Thursday 17 January 2013

Labour Defend's The AWB - Rural Living Wage In The Lord's


17 January 2013
 
Labour in the House of Lords has stopped the government’s attempt to rush through abolition of the Agricultural Wages Board (rural living wage), a move that would hit the incomes of 150,000 agricultural workers in England and Wales.
Mike Walker at Country of Standard congratulated the Labour members in the Lords and in particular Jim Knight, Philip Hunt and Steve Bassam for their dogged support for rural workers and in highlighting Tory Lords behaviour, more reminiscent of Squire Frampton at Tolpuddle, a man keen to push farm workers into poverty.

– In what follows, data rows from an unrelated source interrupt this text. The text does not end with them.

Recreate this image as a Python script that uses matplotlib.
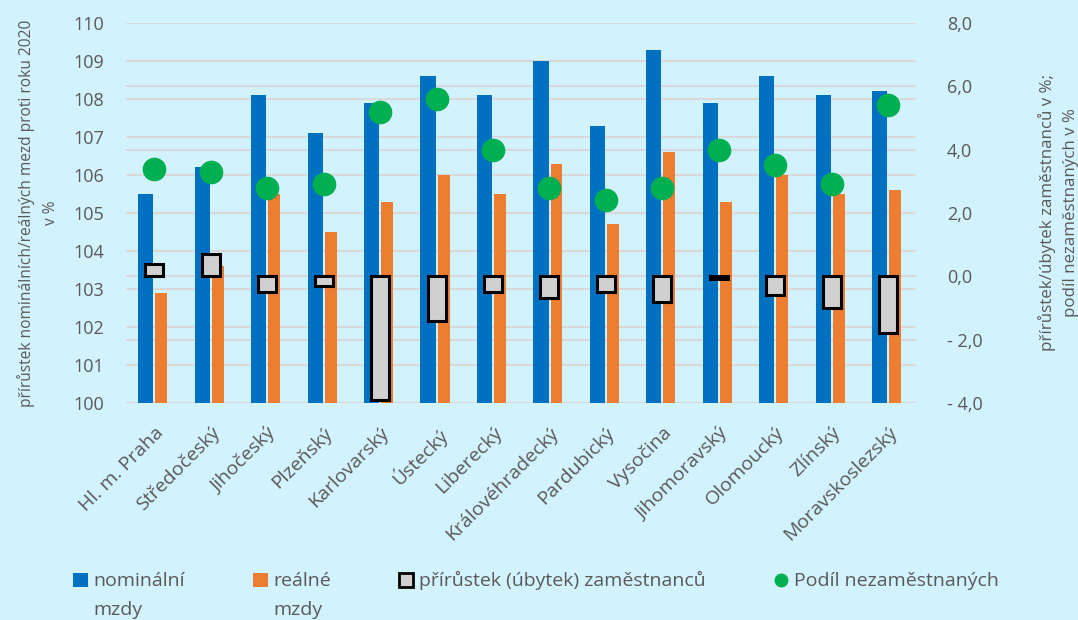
import numpy as np
import matplotlib
matplotlib.use("Agg")
import matplotlib.pyplot as plt
import matplotlib.transforms as mtrans
from matplotlib.patches import Patch
from matplotlib.lines import Line2D

plt.rcParams['font.family'] = ['Open Sans', 'DejaVu Sans']

kraje = ["Hl. m. Praha", "Středočeský", "Jihočeský", "Plzeňský", "Karlovarský",
         "Ústecký", "Liberecký", "Královéhradecký", "Pardubický", "Vysočina",
         "Jihomoravský", "Olomoucký", "Zlínský", "Moravskoslezský"]
nominalni = [105.5, 106.2, 108.1, 107.1, 107.9, 108.6, 108.1, 109.0, 107.3, 109.3,
             107.9, 108.6, 108.1, 108.2]
realne = [102.9, 103.6, 105.5, 104.5, 105.3, 106.0, 105.5, 106.3, 104.7, 106.6,
          105.3, 106.0, 105.5, 105.6]
zamestnanci = [0.4, 0.7, -0.5, -0.3, -3.9, -1.4, -0.5, -0.7, -0.5, -0.8,
               -0.1, -0.6, -1.0, -1.8]
nezam = [3.4, 3.3, 2.8, 2.9, 5.2, 5.6, 4.0, 2.8, 2.4, 2.8, 4.0, 3.5, 2.9, 5.4]

left_ticks = np.arange(100, 111, 1)
right_ticks = np.arange(-4, 9, 2)

bg = '#d2f2fd'
grey = '#595959'
blue = '#0070c0'
orange = '#ed7d31'
green = '#00b050'

fig = plt.figure(figsize=(10.78, 6.2), dpi=100, facecolor=bg)
ax = fig.add_axes([0.117, 0.35, 0.733, 0.613])
ax.set_facecolor(bg)
ax2 = ax.twinx()

x = np.arange(len(kraje))
ax.bar(x - 0.15, nominalni, width=0.27, color=blue, zorder=3)
ax.bar(x + 0.125, realne, width=0.21, color=orange, zorder=3)

ax.set_ylim(100, 110)
ax.set_xlim(-0.5, len(kraje) - 0.5)
ax2.set_ylim(-4, 8)

# gridlines of both axes behind the bars
for t in left_ticks:
    ax.axhline(t, color='#d9d9d9', lw=1.5, zorder=1)
for t in right_ticks:
    ax.axhline(100 + (t + 4) * 10 / 12, color='#d9d9d9', lw=1.5, zorder=1)

ax2.bar(x, zamestnanci, width=0.32, color='#d0d0d0', edgecolor='black', lw=2.2, zorder=3)
ax2.plot(x, nezam, 'o', color=green, markersize=16, zorder=4)

ax.set_yticks(left_ticks)
ax.set_yticklabels([str(t) for t in left_ticks])
ax2.set_yticks(right_ticks)
ax2.set_yticklabels([("- " if t < 0 else "") + f"{abs(t):.1f}".replace(".", ",") for t in right_ticks])

ax.set_xticks(x)
ax.set_xticklabels(kraje, rotation=45, ha='right', va='top', rotation_mode='anchor',
                   fontsize=14)
shift = mtrans.ScaledTranslation(10 / 100, 0, fig.dpi_scale_trans)
for lab in ax.get_xticklabels():
    lab.set_transform(lab.get_transform() + shift)

for a in (ax, ax2):
    for s in a.spines.values():
        s.set_visible(False)
    a.tick_params(length=0, labelcolor=grey)
ax.tick_params(axis='y', pad=16, labelsize=13)
ax2.tick_params(axis='y', pad=22, labelsize=13)
ax.tick_params(axis='x', pad=15)

ax.set_ylabel("přírůstek nominálních/reálných mezd proti roku 2020\nv %",
              fontsize=11.2, color=grey, labelpad=10, linespacing=1.7)
ax2.set_ylabel("přírůstek/úbytek zaměstnanců v %;\npodíl nezaměstnaných v %",
               fontsize=12.2, color=grey, labelpad=40, linespacing=1.6)

handles = [Patch(facecolor=blue), Patch(facecolor=orange),
           Patch(facecolor='#d0d0d0', edgecolor='black', lw=2),
           Line2D([], [], marker='o', ls='', color=green, markersize=9)]
labels = ["nominální", "reálné", "přírůstek (úbytek) zaměstnanců",
          "Podíl nezaměstnaných"]
leg = fig.legend(handles, labels, ncol=4, loc='center left', bbox_to_anchor=(0.068, 0.063),
                 frameon=False, fontsize=14, handlelength=0.75, handleheight=0.75,
                 handletextpad=0.28, columnspacing=3.5, labelcolor=grey,
                 borderaxespad=0, borderpad=0)

# second line of the wrapped legend labels
fig.canvas.draw()
inv = fig.transFigure.inverted()
for i in (0, 1):
    bb = leg.get_texts()[i].get_window_extent()
    x0, y0 = inv.transform((bb.x0, bb.y0 - 29))
    fig.text(x0, y0, "mzdy", fontsize=14, color=grey, ha='left', va='bottom')

fig.savefig("out.png", dpi=100, facecolor=bg)
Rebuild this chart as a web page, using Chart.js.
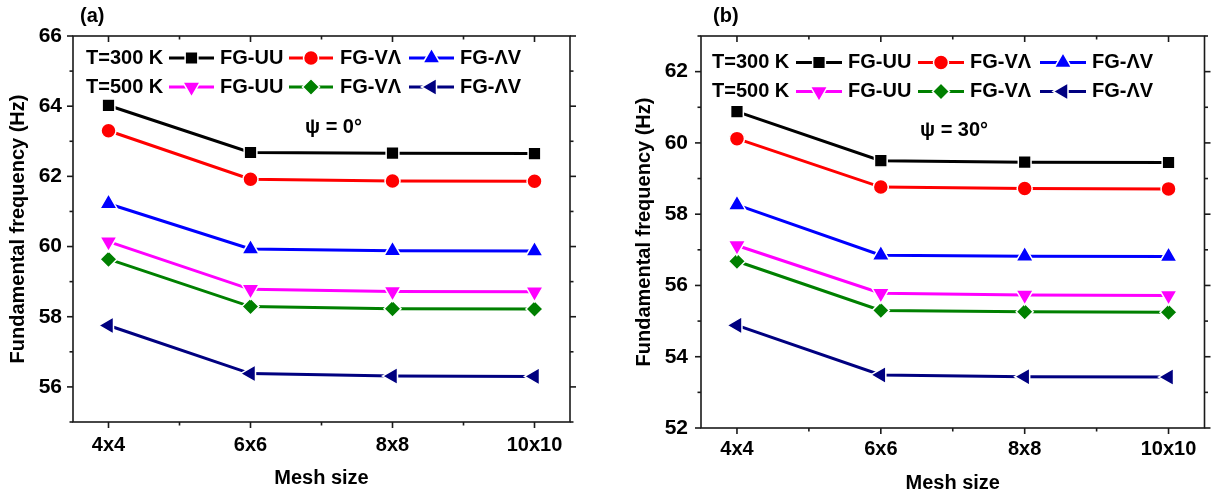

It is also becoming clear that LibDem Farm Minister David Heath (Somerton & Frome) has failed to discuss the issue of abolition of the AWB with his own party, with Cornwall LibDem MP Andrew George vehemently opposing its abolition and LibDem President Tim Farron refusing to date to back the move. 

It should be noted that Farm Minister David Heath, fully supported the Agricultural Wages Board prior to his appointment last year as Farm Minister. 

As a result of Labour's action a vote by the House of Lords on the AWB’s future has to be held at the report stage at the end of February or beginning of March. 

Unite national officer for agriculture Julia Long said


“We applaud the intervention of those peers that did not want a large swathe of the agricultural workforce reduced to poverty wages.

“The government has behaved in a shambolic way in tacking on an amendment that will have a huge impact on the rural economy onto a business bill - the Enterprise and Regulatory Reform bill.

“Many peers are angry at both the government’s plan to reduce rural workers’ livelihoods and the underhand manner it is being done.

“A brake has been put on the government’s pernicious proposal. There is still time to mobilise enough parliamentary support to halt the AWB’s abolition which has set agricultural workers’ pay since the second world war.”

Unite is strongly campaigning against the AWB’s abolition and said that 60 per cent of responses to the government’s consultation were in favour of retention. In its own submission, Unite had argued that supermarkets and the growers, who supply them, were behind moves to abolish the AWB in order to drive down labour costs.


Country Standard also pointed out that The Tory farming lobby had supported the establishment of a Grocery Code Adjudicator to regulate negotiation's between farmers and supermarkets, stating it was an ethical way forward, yet when it comes to farm workers they keen to see their wages slashed to the minimum. Even DEFRA accept, that cutting the AWB will effectively be taking millions out of the fragile rural economy.